To nobody’s surprise, many of the “most dangerous cities” are located in the “most dangerous countries,” including the main cities in South Africa. But dangerous ratings apply to reasonably popular visitor destinations.
Gallup rates Moscow and St. Petersburg as dangerous; it comes down hard on the main cities in India, including Agra, Chennai, Delhi and Mumbai; and it gives poor scores to a handful of cities in South America that attract substantial numbers of visitors: Bogotá, Lima, Medellín, Rio, Salvador and São Paulo.
Other tourist centers earning at least one dangerous rating include Cairo, San Pedro, Honduras, San Salvador, Dominican Republic and Sharm-el-Sheikh.
And Mexican tourist centers Acapulco, Cabo and Mexico City get entries, although Cancún does not. The only U.S. cities to make at least one “most dangerous” list are Baltimore and Detroit.
As with countries, the least dangerous cities all concentrate in North America, Europe, Australasia and developed Asia.
The main Gulf cities of Abu Dhabi and Doha get good ratings, as does Bursa, Turkey, despite some local unrest in that area. One list rates Andorra la Vella as tops, worldwide.
Deciding where to go
What to make of all this? For most of you, many of the “do not enter” places are obvious. But some low-scoring places are important visitor destinations where many travelers obviously ignore the warnings.
If you’re considering a visit to one of these places, my suggestion is that you get as much information as you can before you make a commitment. Countrywide scores, for example, can be misleading: In a big country, parts can be dangerous where others are quite safe.
The first place to look for information is in the U.S. State Department’s country information pages (bit.ly/DOScountryinfo). My main complaint with this source is that its standard “exercise caution” recommendation is really not very useful.

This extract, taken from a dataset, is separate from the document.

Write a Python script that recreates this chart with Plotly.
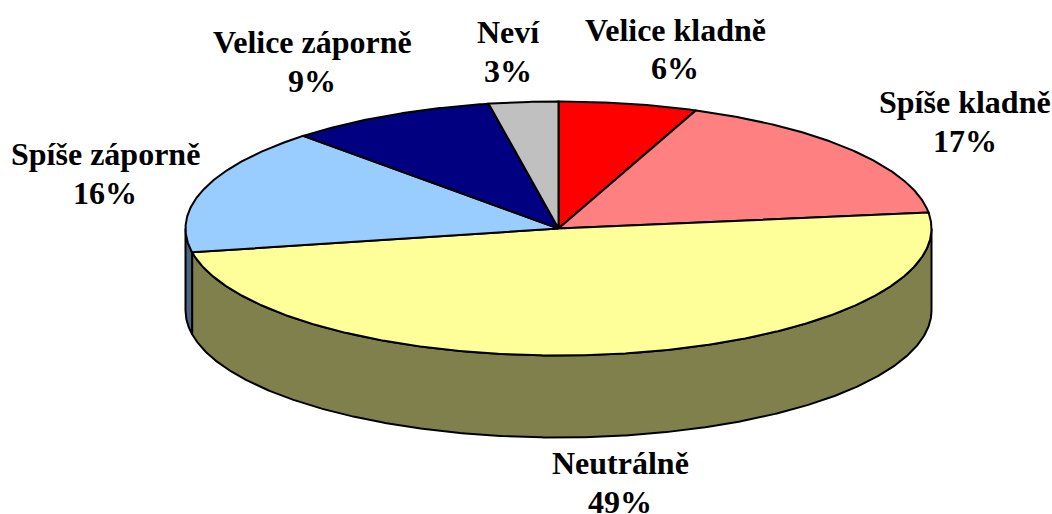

One other suggestion: Don’t go anywhere where you will be thinking about safety the entire time. If you decide to go someplace with a poor safety rating, make up your mind to accept the risks, stick to major tourist centers, watch out for pickpockets and scams, and enjoy the destination.
Constant worry about safety — or anything else, for that matter — can ruin a visit almost anywhere.